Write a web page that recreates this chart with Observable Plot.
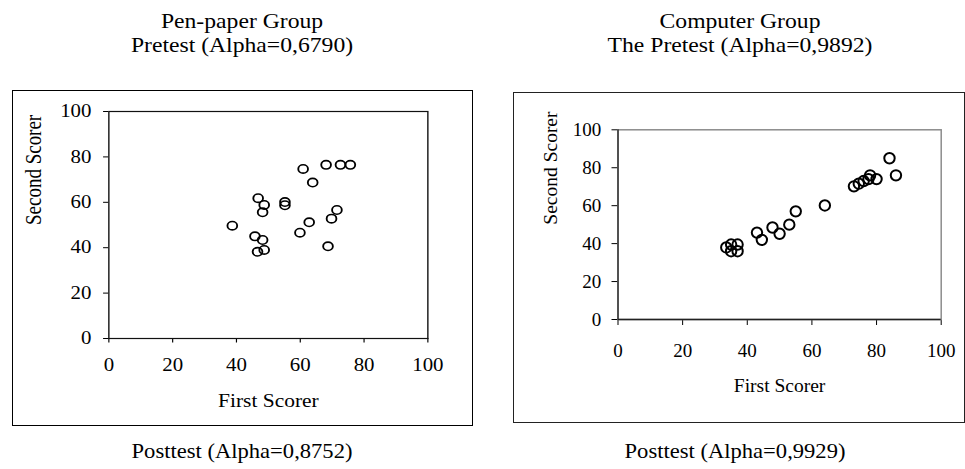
<!DOCTYPE html>
<html><head><meta charset="utf-8">
<script src="https://cdn.jsdelivr.net/npm/d3@7"></script>
<script src="https://cdn.jsdelivr.net/npm/@observablehq/plot@0.6"></script>
<style>
body{margin:0;background:#fff;width:965px;height:469px;position:relative;overflow:hidden;font-family:"Liberation Serif","Times New Roman",serif;color:#000}
.t{position:absolute;font-size:21.5px;line-height:24px;text-align:center;white-space:nowrap;width:400px}
.box{position:absolute;border:1.3px solid #000;box-sizing:border-box}
.panel{position:absolute}
</style></head><body>
<div class="box" style="left:12px;top:90px;width:461px;height:336px"></div>
<div class="box" style="left:513px;top:92px;width:452px;height:331px;border-color:#222"></div>
<div id="tl" class="t" style="left:42px;top:9px;transform:scaleX(1.1)"></div>
<div id="tr" class="t" style="left:540px;top:9px;transform:scaleX(1.1)"></div>
<div id="bl" class="t" style="left:42px;top:439px;transform:scaleX(1.05)"></div>
<div id="br" class="t" style="left:535px;top:439px;transform:scaleX(1.05)"></div>
<div id="pl" class="panel" style="left:12px;top:90px;width:397px;height:336px;transform:scaleX(1.16);transform-origin:0 0"></div>
<div id="pr" class="panel" style="left:513px;top:92px;width:451px;height:331px"></div>
<script>
const titleLeft = ["Pen-paper Group", "Pretest (Alpha=0,6790)"];
const titleRight = ["Computer Group", "The Pretest (Alpha=0,9892)"];
const bottomLeft = "Posttest (Alpha=0,8752)";
const bottomRight = "Posttest (Alpha=0,9929)";
const xLabel = "First Scorer";
const yLabel = "Second Scorer";
const tickValues = [0, 20, 40, 60, 80, 100];

const penX = [38.7,45.8,46.8,48.2,46.6,48.7,48.7,48.2,55.2,55.2,59.9,60.9,62.8,63.9,68.1,68.7,69.8,71.5,72.6,75.7];
const penY = [49.7,45.0,61.8,43.4,38.2,39.0,58.8,55.6,60.1,58.7,46.6,74.7,51.2,68.7,76.5,40.6,52.8,56.6,76.5,76.5];
const compX = [33.5,35,35,37,37,43,44.5,47.8,50,53,55,64,73,74.5,76,77.5,78,80,84,86];
const compY = [38,39.5,36,39.5,36,45.8,42,48.5,45.2,50,57,60.1,70.2,71.6,73,74,76,74,85,76];

document.getElementById("tl").innerHTML = titleLeft.join("<br>");
document.getElementById("tr").innerHTML = titleRight.join("<br>");
document.getElementById("bl").textContent = bottomLeft;
document.getElementById("br").textContent = bottomRight;

const pen = penX.map((x, i) => ({x, y: penY[i]}));
const comp = compX.map((x, i) => ({x, y: compY[i]}));
const font = "'Liberation Serif','Times New Roman',serif";

const left = Plot.plot({
  width: 397, height: 336,
  marginLeft: 83, marginRight: 39, marginTop: 21, marginBottom: 88,
  x: {domain: [0, 100], ticks: tickValues, tickSize: 4.5, tickPadding: 15, label: null},
  y: {domain: [0, 100], ticks: tickValues, tickSize: 4.5, tickPadding: 10.5, label: null},
  style: {fontFamily: font, fontSize: "18px", color: "#000", background: "transparent", overflow: "visible"},
  marks: [
    Plot.frame({stroke: "#111", strokeWidth: 1.2}),
    Plot.dot(pen, {x: "x", y: "y", r: 4.2, stroke: "#000", strokeWidth: 1.6, fill: "none"}),
    Plot.text([xLabel], {text: d => d, frameAnchor: "bottom", dy: 63, lineAnchor: "middle", fontSize: 18.5}),
    Plot.text([yLabel], {text: d => d, frameAnchor: "left", dx: -65, rotate: -90, lineAnchor: "middle", fontSize: 19})
  ]
});
document.getElementById("pl").appendChild(left);

const right = Plot.plot({
  width: 451, height: 331,
  marginLeft: 104.5, marginRight: 23.3, marginTop: 37.3, marginBottom: 104,
  x: {domain: [0, 100], ticks: tickValues, tickSize: 6, tickPadding: 17.5, label: null},
  y: {domain: [0, 100], ticks: tickValues, tickSize: 6, tickPadding: 10.8, label: null},
  style: {fontFamily: font, fontSize: "19px", color: "#000", background: "transparent", overflow: "visible"},
  marks: [
    Plot.frame({stroke: "#8c8c8c", strokeWidth: 1.5}),
    Plot.ruleX([0], {stroke: "#222", strokeWidth: 1.3}),
    Plot.ruleY([0], {stroke: "#222", strokeWidth: 1.3}),
    Plot.dot(comp, {x: "x", y: "y", r: 5.2, stroke: "#000", strokeWidth: 2, fill: "none"}),
    Plot.text([xLabel], {text: d => d, frameAnchor: "bottom", dy: 66, lineAnchor: "middle", fontSize: 19.5}),
    Plot.text([yLabel], {text: d => d, frameAnchor: "left", dx: -67, rotate: -90, lineAnchor: "middle", fontSize: 19.5})
  ]
});
document.getElementById("pr").appendChild(right);
</script>
</body></html>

= = =

- [Job]:
Leave every image out, and retype the material exactly.

- [Exercise output]:
Write a web page that recreates this chart with Observable Plot.
<!DOCTYPE html>
<html><head><meta charset="utf-8">
<script src="https://cdn.jsdelivr.net/npm/d3@7"></script>
<script src="https://cdn.jsdelivr.net/npm/@observablehq/plot@0.6"></script>
<style>
body{margin:0;background:#fff;width:965px;height:469px;position:relative;overflow:hidden;font-family:"Liberation Serif","Times New Roman",serif;color:#000}
.t{position:absolute;font-size:21.5px;line-height:24px;text-align:center;white-space:nowrap;width:400px}
.box{position:absolute;border:1.3px solid #000;box-sizing:border-box}
.panel{position:absolute}
</style></head><body>
<div class="box" style="left:12px;top:90px;width:461px;height:336px"></div>
<div class="box" style="left:513px;top:92px;width:452px;height:331px;border-color:#222"></div>
<div id="tl" class="t" style="left:42px;top:9px;transform:scaleX(1.1)"></div>
<div id="tr" class="t" style="left:540px;top:9px;transform:scaleX(1.1)"></div>
<div id="bl" class="t" style="left:42px;top:439px;transform:scaleX(1.05)"></div>
<div id="br" class="t" style="left:535px;top:439px;transform:scaleX(1.05)"></div>
<div id="pl" class="panel" style="left:12px;top:90px;width:397px;height:336px;transform:scaleX(1.16);transform-origin:0 0"></div>
<div id="pr" class="panel" style="left:513px;top:92px;width:451px;height:331px"></div>
<script>
const titleLeft = ["Pen-paper Group", "Pretest (Alpha=0,6790)"];
const titleRight = ["Computer Group", "The Pretest (Alpha=0,9892)"];
const bottomLeft = "Posttest (Alpha=0,8752)";
const bottomRight = "Posttest (Alpha=0,9929)";
const xLabel = "First Scorer";
const yLabel = "Second Scorer";
const tickValues = [0, 20, 40, 60, 80, 100];

const penX = [38.7,45.8,46.8,48.2,46.6,48.7,48.7,48.2,55.2,55.2,59.9,60.9,62.8,63.9,68.1,68.7,69.8,71.5,72.6,75.7];
const penY = [49.7,45.0,61.8,43.4,38.2,39.0,58.8,55.6,60.1,58.7,46.6,74.7,51.2,68.7,76.5,40.6,52.8,56.6,76.5,76.5];
const compX = [33.5,35,35,37,37,43,44.5,47.8,50,53,55,64,73,74.5,76,77.5,78,80,84,86];
const compY = [38,39.5,36,39.5,36,45.8,42,48.5,45.2,50,57,60.1,70.2,71.6,73,74,76,74,85,76];

document.getElementById("tl").innerHTML = titleLeft.join("<br>");
document.getElementById("tr").innerHTML = titleRight.join("<br>");
document.getElementById("bl").textContent = bottomLeft;
document.getElementById("br").textContent = bottomRight;

const pen = penX.map((x, i) => ({x, y: penY[i]}));
const comp = compX.map((x, i) => ({x, y: compY[i]}));
const font = "'Liberation Serif','Times New Roman',serif";

const left = Plot.plot({
  width: 397, height: 336,
  marginLeft: 83, marginRight: 39, marginTop: 21, marginBottom: 88,
  x: {domain: [0, 100], ticks: tickValues, tickSize: 4.5, tickPadding: 15, label: null},
  y: {domain: [0, 100], ticks: tickValues, tickSize: 4.5, tickPadding: 10.5, label: null},
  style: {fontFamily: font, fontSize: "18px", color: "#000", background: "transparent", overflow: "visible"},
  marks: [
    Plot.frame({stroke: "#111", strokeWidth: 1.2}),
    Plot.dot(pen, {x: "x", y: "y", r: 4.2, stroke: "#000", strokeWidth: 1.6, fill: "none"}),
    Plot.text([xLabel], {text: d => d, frameAnchor: "bottom", dy: 63, lineAnchor: "middle", fontSize: 18.5}),
    Plot.text([yLabel], {text: d => d, frameAnchor: "left", dx: -65, rotate: -90, lineAnchor: "middle", fontSize: 19})
  ]
});
document.getElementById("pl").appendChild(left);

const right = Plot.plot({
  width: 451, height: 331,
  marginLeft: 104.5, marginRight: 23.3, marginTop: 37.3, marginBottom: 104,
  x: {domain: [0, 100], ticks: tickValues, tickSize: 6, tickPadding: 17.5, label: null},
  y: {domain: [0, 100], ticks: tickValues, tickSize: 6, tickPadding: 10.8, label: null},
  style: {fontFamily: font, fontSize: "19px", color: "#000", background: "transparent", overflow: "visible"},
  marks: [
    Plot.frame({stroke: "#8c8c8c", strokeWidth: 1.5}),
    Plot.ruleX([0], {stroke: "#222", strokeWidth: 1.3}),
    Plot.ruleY([0], {stroke: "#222", strokeWidth: 1.3}),
    Plot.dot(comp, {x: "x", y: "y", r: 5.2, stroke: "#000", strokeWidth: 2, fill: "none"}),
    Plot.text([xLabel], {text: d => d, frameAnchor: "bottom", dy: 66, lineAnchor: "middle", fontSize: 19.5}),
    Plot.text([yLabel], {text: d => d, frameAnchor: "left", dx: -67, rotate: -90, lineAnchor: "middle", fontSize: 19.5})
  ]
});
document.getElementById("pr").appendChild(right);
</script>
</body></html>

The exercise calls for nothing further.